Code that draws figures
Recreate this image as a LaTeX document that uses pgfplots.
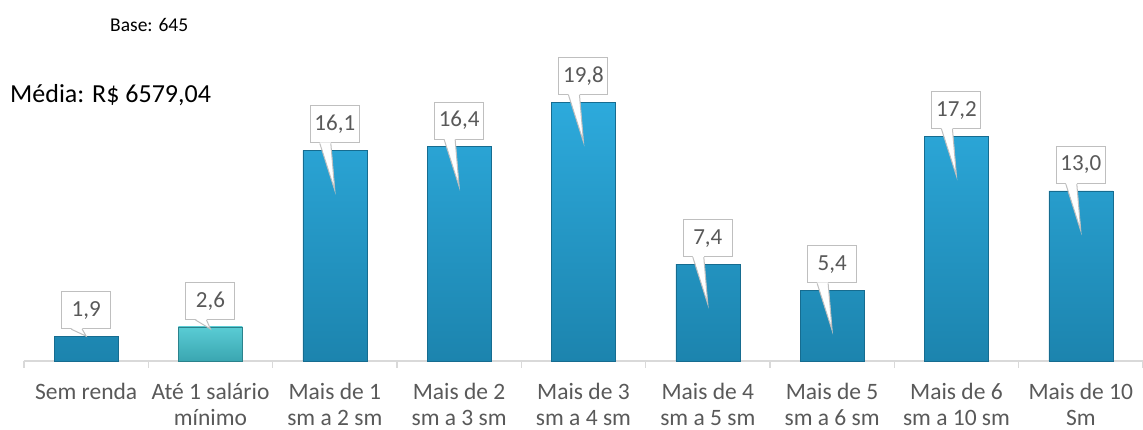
\documentclass[border=0pt]{standalone}
\usepackage{fontspec}
\setmainfont{Carlito}
\usepackage{pgfplots}
\pgfplotsset{compat=1.18}
\usepackage{pgfplotstable}

\definecolor{barTop}{HTML}{2DAADC}
\definecolor{barBot}{HTML}{1C84AE}
\definecolor{barEdge}{HTML}{166C90}
\definecolor{tealTop}{HTML}{5ACCD4}
\definecolor{tealBot}{HTML}{3AA6B1}
\definecolor{tealEdge}{HTML}{2B828C}
\definecolor{boxGray}{HTML}{BFBFBF}
\definecolor{txtGray}{HTML}{595959}
\definecolor{axGray}{HTML}{D9D9D9}

% x = category index, y = percent, tip = how far the callout pointer goes into the bar (pt)
\pgfplotstableread{
x y tip
0 1.9 0
1 2.6 2
2 16.1 40
3 16.4 40
4 19.8 40
5 7.4 40
6 5.4 40
7 17.2 40
8 13.0 40
}\alldata

\pgfplotstableread{
x y
0 1.9
2 16.1
3 16.4
4 19.8
5 7.4
6 5.4
7 17.2
8 13.0
}\bluedata

\pgfplotstableread{
x y
1 2.6
}\tealdata

\begin{document}
\begin{tikzpicture}
\useasboundingbox (-24pt,-69pt) rectangle (1119pt,361pt);
\begin{axis}[
  at={(0,0)}, anchor=south west,
  scale only axis, width=1119pt, height=300pt,
  xmin=-0.5, xmax=8.5, ymin=0, ymax=22.94,
  ybar, bar width=64pt,
  axis y line=none, axis x line*=bottom,
  x axis line style={draw=axGray, line width=1.3pt, -},
  xtick={0,...,8}, major tick length=0pt,
  minor xtick={-0.5,0.5,...,8.5}, minor tick length=7pt, tick align=outside,
  minor tick style={draw=axGray, line width=1.3pt},
  xticklabels={
    {\strut Sem renda},
    {\strut Até 1 salário\\mínimo},
    {\strut Mais de 1\\sm a 2 sm},
    {\strut Mais de 2\\sm a 3 sm},
    {\strut Mais de 3\\sm a 4 sm},
    {\strut Mais de 4\\sm a 5 sm},
    {\strut Mais de 5\\sm a 6 sm},
    {\strut Mais de 6\\sm a 10 sm},
    {\strut Mais de 10\\Sm}},
  xticklabel style={font=\fontsize{23.5}{26}\selectfont, text=txtGray, align=center,
    anchor=north, inner sep=0pt, yshift=-20pt},
  clip=false,
]
\addplot[bar shift=0pt, draw=barEdge, line width=0.5pt, top color=barTop, bottom color=barBot]
  table[x=x,y=y]{\bluedata};
\addplot[bar shift=0pt, draw=tealEdge, line width=0.5pt, top color=tealTop, bottom color=tealBot]
  table[x=x,y=y]{\tealdata};

% callout boxes
\addplot[bar shift=0pt, draw=none, fill=none,
  nodes near coords={\pgfmathprintnumber[fixed,fixed zerofill,precision=1,use comma,assume math mode=true]{\pgfplotspointmeta}},
  every node near coord/.style={anchor=south, yshift=7pt, draw=boxGray, line width=1pt,
    fill=white, text=txtGray, font=\fontsize{23}{28}\selectfont,
    minimum width=49pt, minimum height=37pt, inner xsep=4pt, inner ysep=0pt},
] table[x=x,y=y]{\alldata};

% callout pointers, depth taken from the tip column
\addplot[bar shift=0pt, draw=none, fill=none,
  point meta=explicit symbolic,
  nodes near coords={},
  every node near coord/.style={inner sep=0pt, outer sep=0pt, minimum size=0pt, anchor=center,
    append after command={\pgfextra{
      \edef\tipd{\pgfplotspointmeta}
      \fill[white] ([shift={(-15pt,8pt)}]\tikzlastnode.center)
        -- ([shift={(0pt,-\tipd pt)}]\tikzlastnode.center)
        -- ([shift={(-4pt,8pt)}]\tikzlastnode.center) -- cycle;
      \draw[boxGray, line width=1pt] ([shift={(-15pt,7pt)}]\tikzlastnode.center)
        -- ([shift={(0pt,-\tipd pt)}]\tikzlastnode.center)
        -- ([shift={(-4pt,7pt)}]\tikzlastnode.center);
    }}},
] table[x=x,y=y,meta=tip]{\alldata};
\end{axis}
\node[anchor=base west, inner sep=0pt, font=\fontsize{19.5}{22}\selectfont] at (86pt,329pt) {Base: 645};
\node[anchor=base west, inner sep=0pt, font=\fontsize{26}{30}\selectfont] at (-14pt,258pt) {Média: R\$ 6579,04};
\end{tikzpicture}
\end{document}
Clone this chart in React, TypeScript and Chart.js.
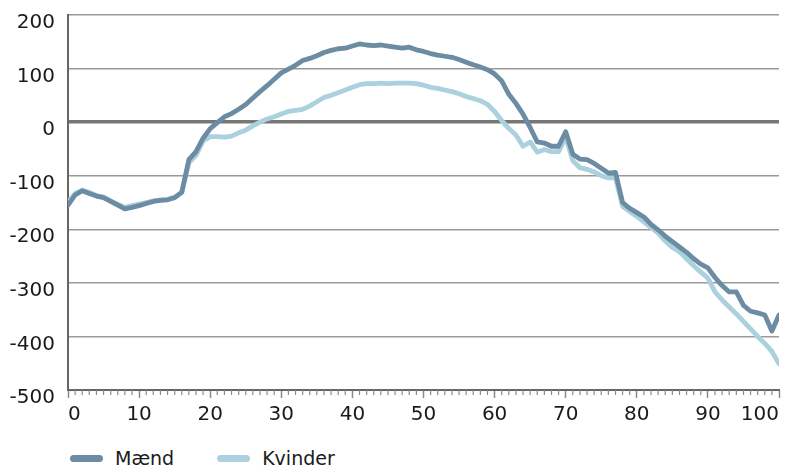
import React, { useEffect, useRef } from "react";
import { Chart, registerables } from "chart.js";

Chart.register(...registerables);

const ages: number[] = Array.from({ length: 101 }, (_, i) => i);

const maend: number[] = [
  -155, -136, -128, -133, -138, -141, -148, -155, -162, -159,
  -156, -152, -148, -146, -145, -141, -131, -70, -55, -30,
  -12, -1, 10, 16, 24, 33, 45, 57, 68, 80,
  92, 99, 106, 115, 119, 124, 130, 134, 137, 138,
  142, 146, 144, 143, 144, 142, 140, 138, 140, 135,
  132, 128, 125, 123, 121, 117, 112, 107, 103, 98,
  90, 77, 52, 35, 15, -10, -37, -39, -45, -45,
  -18, -60, -69, -70, -77, -86, -95, -94, -150, -161,
  -169, -177, -191, -201, -213, -223, -233, -243, -255, -265,
  -272, -290, -305, -317, -317, -342, -353, -356, -360, -390,
  -360,
];

const kvinder: number[] = [
  -150, -133, -127, -131, -137, -140, -147, -153, -159, -156,
  -153, -150, -147, -145, -144, -140, -131, -76, -62, -35,
  -27, -27, -28, -26, -20, -15, -7, 0, 6, 10,
  15, 20, 22, 24, 30, 38, 46, 50, 55, 60,
  65, 70, 72, 72, 73, 72, 73, 73, 73, 72,
  69, 65, 63, 60, 57, 53, 48, 44, 40, 33,
  20, 3, -12, -24, -45, -37, -56, -51, -55, -55,
  -28, -72, -85, -88, -93, -100, -104, -104, -157, -167,
  -176, -186, -197, -207, -222, -234, -242, -255, -268, -280,
  -291, -317, -332, -345, -358, -372, -386, -400, -413, -428,
  -451,
];

const seriesNames: string[] = ["Mænd", "Kvinder"];
const seriesColors: string[] = ["#6b8ca2", "#aad1dd"];

const FONT = "'DejaVu Sans', sans-serif";

const minorTicks = {
  id: "minorTicks",
  afterDraw(chart: any) {
    const x = chart.scales.x;
    const ctx = chart.ctx;
    const bottom = chart.chartArea.bottom;
    ctx.save();
    ctx.strokeStyle = "#8a8a8a";
    ctx.lineWidth = 1.2;
    for (let i = 0; i <= 100; i++) {
      if (i % 10 === 0) continue;
      const px = x.getPixelForValue(i);
      ctx.beginPath();
      ctx.moveTo(px, bottom);
      ctx.lineTo(px, bottom + 5);
      ctx.stroke();
    }
    ctx.restore();
  },
};

export default function App() {
  const ref = useRef<HTMLCanvasElement | null>(null);

  useEffect(() => {
    if (!ref.current) return;
    const chart = new Chart(ref.current, {
      type: "line",
      data: {
        labels: ages,
        datasets: [
          {
            label: seriesNames[0],
            data: ages.map((a, i) => ({ x: a, y: maend[i] })),
            borderColor: seriesColors[0],
            backgroundColor: seriesColors[0],
            borderWidth: 4.8,
            pointRadius: 0,
            tension: 0,
            borderJoinStyle: "round",
            borderCapStyle: "round",
          },
          {
            label: seriesNames[1],
            data: ages.map((a, i) => ({ x: a, y: kvinder[i] })),
            borderColor: seriesColors[1],
            backgroundColor: seriesColors[1],
            borderWidth: 4.8,
            pointRadius: 0,
            tension: 0,
            borderJoinStyle: "round",
            borderCapStyle: "round",
          },
        ],
      },
      options: {
        animation: false,
        responsive: false,
        maintainAspectRatio: false,
        layout: { padding: { top: 15, right: 6, left: 0, bottom: 0 } },
        plugins: {
          legend: { display: false },
          tooltip: { enabled: false },
        },
        scales: {
          x: {
            type: "linear",
            min: 0,
            max: 100,
            ticks: {
              stepSize: 10,
              align: "inner",
              padding: 5,
              color: "#1a1a1a",
              font: { family: FONT, size: 20 },
              maxRotation: 0,
            },
            grid: {
              drawOnChartArea: false,
              drawTicks: true,
              tickLength: 8,
              tickColor: "#8a8a8a",
              tickWidth: 1.5,
            },
            border: { color: "#666666", width: 2 },
            afterFit: (s: any) => {
              s.height = 40;
              s.paddingLeft = 0;
              s.paddingRight = 0;
            },
          },
          y: {
            min: -500,
            max: 200,
            ticks: {
              stepSize: 100,
              padding: 13,
              labelOffset: 8,
              color: "#1a1a1a",
              font: { family: FONT, size: 20 },
            },
            grid: {
              drawTicks: false,
              color: (c: any) => (c.tick && c.tick.value === 0 ? "#777777" : "#9a9a9a"),
              lineWidth: (c: any) => (c.tick && c.tick.value === 0 ? 3.5 : 1.5),
            },
            border: { color: "#666666", width: 2 },
            afterFit: (s: any) => {
              s.width = 68;
              s.paddingTop = 0;
              s.paddingBottom = 0;
            },
          },
        },
      },
      plugins: [minorTicks],
    });
    return () => chart.destroy();
  }, []);

  return (
    <div style={{ position: "absolute", left: 0, top: 0, width: 785, height: 466, background: "#fff" }}>
      <canvas ref={ref} width={785} height={430} style={{ display: "block", width: 785, height: 430 }} />
      <div
        style={{
          position: "absolute",
          left: 70,
          top: 445,
          display: "flex",
          alignItems: "center",
          fontFamily: FONT,
          fontSize: 19,
          color: "#1a1a1a",
          lineHeight: "26px",
        }}
      >
        {seriesNames.map((n, i) => (
          <div key={n} style={{ display: "flex", alignItems: "center", marginRight: 43 }}>
            <span
              style={{
                display: "inline-block",
                width: 33,
                height: 7,
                borderRadius: 4,
                background: seriesColors[i],
                marginRight: 12,
              }}
            />
            <span>{n}</span>
          </div>
        ))}
      </div>
    </div>
  );
}
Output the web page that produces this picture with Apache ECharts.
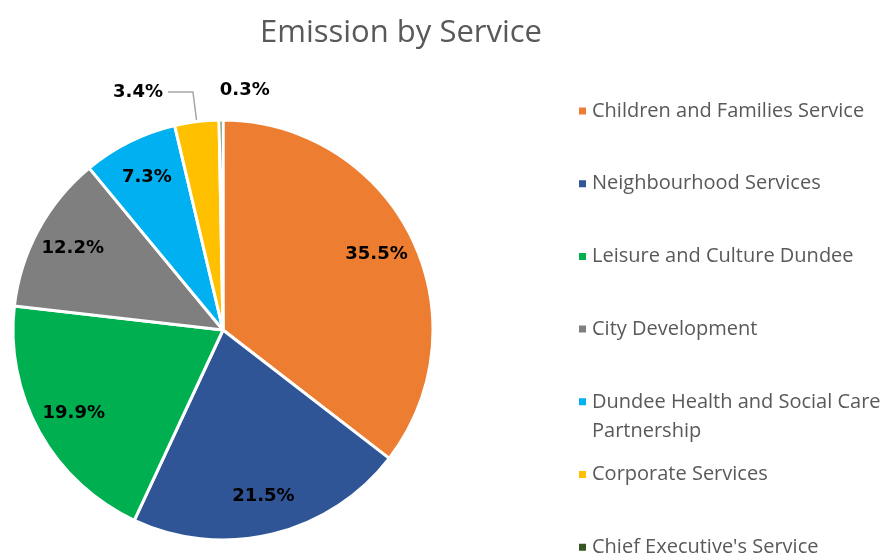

• **Objective**
Above are the records. Copy only the lines from the one with "Clone this chart" through the one with "const ages: number[]", exactly, with no pictures.

• **Solution for this exercise**
Clone this chart in React, TypeScript and Chart.js.
import React, { useEffect, useRef } from "react";
import { Chart, registerables } from "chart.js";

Chart.register(...registerables);

const ages: number[] = Array.from({ length: 101 }, (_, i) => i);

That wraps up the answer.